Employees and leadership from Manus are expected to move into Meta’s AI teams, with the product eventually integrated across Meta’s consumer and business platforms.
For Meta Platforms, the acquisition comes after several years of heavy AI spending. Since 2022, the company has invested tens of billions of dollars in data centres, custom chips, and AI research, while repeatedly telling investors that meaningful financial returns would take time. Manus is one of the few AI assets Meta has acquired that already generates significant revenue.
What Meta actually bought
Manus is not a foundation-model company. It does not compete on training the largest or most advanced base models.
Instead, it operates one layer above that: building autonomous AI agents that can plan tasks, select tools, execute multi-step workflows, and deliver completed outcomes with minimal human supervision. Users rely on the software for work that typically requires sustained effort—research, coding, analysis, and operational tasks.
This positioning matters.
While chat-based AI tools dominate public attention, they remain challenging to monetise at scale. Manus focused early on execution and reliability, making it easier to charge users directly for productivity gains rather than novelty.
Meta is buying that focus.
Why the revenue matters
Most AI startups today fall into one of two categories: high usage with little revenue, or enterprise pilots without scale.
Manus stood out because it had both. Crossing $100 million in annual revenue places it in a small group of AI companies that have demonstrated genuine willingness to pay, not just curiosity or experimentation.
For Meta, whose business still depends overwhelmingly on advertising, this offers something different:
a subscription-driven AI product,
a revenue stream not tied to engagement or feeds,
and a way to justify the scale of its AI infrastructure spending.
In practical terms, it shortens the distance between AI investment and cash flow.
What the public statement signals internally
The language used by Meta’s AI leadership was deliberate.

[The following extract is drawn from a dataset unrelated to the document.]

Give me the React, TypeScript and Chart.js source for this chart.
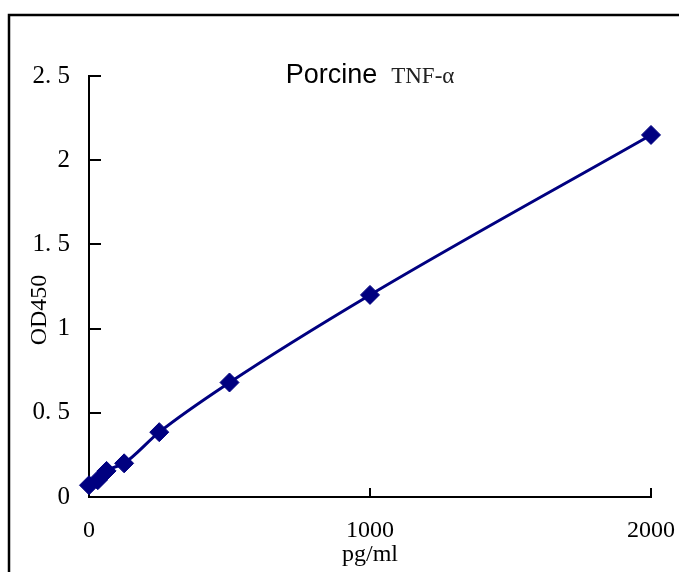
import React, { useEffect, useRef } from "react";
import { Chart, registerables } from "chart.js";

Chart.register(...registerables);

const concentrations = [0, 31.25, 62.5, 125, 250, 500, 1000, 2000];
const od450 = [0.07, 0.1, 0.155, 0.2, 0.385, 0.68, 1.2, 2.15];
const xTicks = [0, 1000, 2000];
const xTickLabels = ["0", "1000", "2000"];
const yTicks = [0, 0.5, 1, 1.5, 2, 2.5];
const yTickLabels = ["0", "0. 5", "1", "1. 5", "2", "2. 5"];
const titleMain = "Porcine";
const titleSub = "TNF-α";
const xTitle = "pg/ml";
const yTitle = "OD450";

const NAVY = "#000080";
const SERIF = "'Liberation Serif', 'DejaVu Serif', serif";
const SANS = "'Liberation Sans', Arial, sans-serif";

const decorPlugin = {
  id: "decor",
  beforeDatasetsDraw(chart: any) {
    const ctx = chart.ctx;
    const xs = chart.scales.x;
    const ys = chart.scales.y;
    const { left, bottom } = chart.chartArea;
    ctx.save();
    ctx.strokeStyle = "#000";
    ctx.lineWidth = 2;
    yTicks.forEach((v) => {
      const py = Math.round(ys.getPixelForValue(v));
      ctx.beginPath();
      ctx.moveTo(left, py);
      ctx.lineTo(left + 12, py);
      ctx.stroke();
    });
    xTicks.forEach((v) => {
      const px = Math.round(xs.getPixelForValue(v));
      ctx.beginPath();
      ctx.moveTo(px, bottom);
      ctx.lineTo(px, bottom - 9);
      ctx.stroke();
    });
    ctx.restore();
  },
  afterDraw(chart: any) {
    const ctx = chart.ctx;
    const { left, right } = chart.chartArea;
    ctx.save();
    // outer frame
    ctx.strokeStyle = "#000";
    ctx.lineWidth = 2.5;
    ctx.beginPath();
    ctx.moveTo(9, chart.height + 5);
    ctx.lineTo(9, 15);
    ctx.lineTo(chart.width + 5, 15);
    ctx.stroke();
    // y axis title
    ctx.save();
    ctx.translate(40, 310);
    ctx.rotate(-Math.PI / 2);
    ctx.font = `24px ${SERIF}`;
    ctx.fillStyle = "#000";
    ctx.textAlign = "center";
    ctx.textBaseline = "middle";
    ctx.fillText(yTitle, 0, 0);
    ctx.restore();
    // title
    const cx = (left + right) / 2;
    const baseY = 83;
    ctx.textBaseline = "alphabetic";
    ctx.fillStyle = "#000";
    ctx.font = `27px ${SANS}`;
    const w1 = ctx.measureText(titleMain).width;
    ctx.font = `23px ${SERIF}`;
    const w2 = ctx.measureText(titleSub).width;
    const gap = 14;
    const total = w1 + gap + w2;
    const startX = cx - total / 2;
    ctx.textAlign = "left";
    ctx.font = `27px ${SANS}`;
    ctx.fillText(titleMain, startX, baseY);
    ctx.font = `23px ${SERIF}`;
    ctx.fillStyle = "#222";
    ctx.fillText(titleSub, startX + w1 + gap, baseY);
    ctx.restore();
  },
};

export default function App() {
  const ref = useRef<HTMLCanvasElement>(null);

  useEffect(() => {
    if (!ref.current) return;
    const chart = new Chart(ref.current, {
      type: "scatter",
      data: {
        datasets: [
          {
            data: concentrations.map((c, i) => ({ x: c, y: od450[i] })),
            showLine: true,
            borderColor: NAVY,
            backgroundColor: NAVY,
            borderWidth: 3,
            cubicInterpolationMode: "monotone",
            pointStyle: "rectRot",
            pointRadius: 9.5,
            pointBorderWidth: 1,
            pointBackgroundColor: NAVY,
            pointBorderColor: NAVY,
            clip: false,
          } as any,
        ],
      },
      options: {
        responsive: false,
        animation: false,
        devicePixelRatio: 1,
        layout: { padding: { top: 76, right: 28, left: 0, bottom: 0 } },
        plugins: {
          legend: { display: false },
          title: { display: false },
          tooltip: { enabled: false },
        },
        scales: {
          x: {
            type: "linear",
            min: 0,
            max: 2000,
            afterBuildTicks: (scale: any) => {
              scale.ticks = xTicks.map((v) => ({ value: v }));
            },
            afterFit: (scale: any) => {
              scale.height = 75;
              scale.paddingLeft = 0;
              scale.paddingRight = 0;
            },
            grid: { display: false, drawTicks: false },
            border: { display: true, color: "#000", width: 2 },
            ticks: {
              color: "#000",
              font: { family: SERIF, size: 24 },
              padding: 19,
              maxRotation: 0,
              autoSkip: false,
              callback: (v: any) => {
                const i = xTicks.indexOf(Number(v));
                return i >= 0 ? xTickLabels[i] : "";
              },
            },
            title: {
              display: true,
              text: xTitle,
              color: "#000",
              font: { family: SERIF, size: 24 },
              padding: { top: 0, bottom: 3 },
            },
          },
          y: {
            type: "linear",
            min: 0,
            max: 2.5,
            afterBuildTicks: (scale: any) => {
              scale.ticks = yTicks.map((v) => ({ value: v }));
            },
            afterFit: (scale: any) => {
              scale.width = 89;
              scale.paddingTop = 0;
              scale.paddingBottom = 0;
            },
            grid: { display: false, drawTicks: false },
            border: { display: true, color: "#000", width: 2 },
            ticks: {
              color: "#000",
              font: { family: SERIF, size: 25 },
              padding: 19,
              autoSkip: false,
              callback: (v: any) => {
                const i = yTicks.indexOf(Number(v));
                return i >= 0 ? yTickLabels[i] : "";
              },
            },
            title: { display: false },
          },
        },
      },
      plugins: [decorPlugin],
    });
    return () => chart.destroy();
  }, []);

  return (
    <div style={{ position: "fixed", left: 0, top: 0, width: 679, height: 572, background: "#fff" }}>
      <canvas ref={ref} width={679} height={572} style={{ display: "block" }} />
    </div>
  );
}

Manus was described as “joining Meta” to help build AI products, not as a research experiment or long-term bet.
That framing matters inside large organisations.
Meta has a long history of acquiring companies and then struggling to integrate them culturally and technically. An immediate, visible endorsement from senior AI leadership signals to internal teams that this acquisition is central to Meta’s roadmap, not optional.
It also suggests urgency. Meta wants this technology deployed, not parked.
What this deal really signals
The early phase of the AI boom was about spectacle: bigger models, better demos, louder claims.
The next phase is about economics.
Manus represents a category of AI companies focused on execution, reliability, and pricing — software designed to replace slices of human labour rather than entertain or assist casually.
Meta's reported investment of billions in that capability suggests the company believes the future of AI is not conversational novelty but dependable systems that complete work and justify their cost.
This deal is not about chasing headlines.
It is about where the money is finally starting to show up.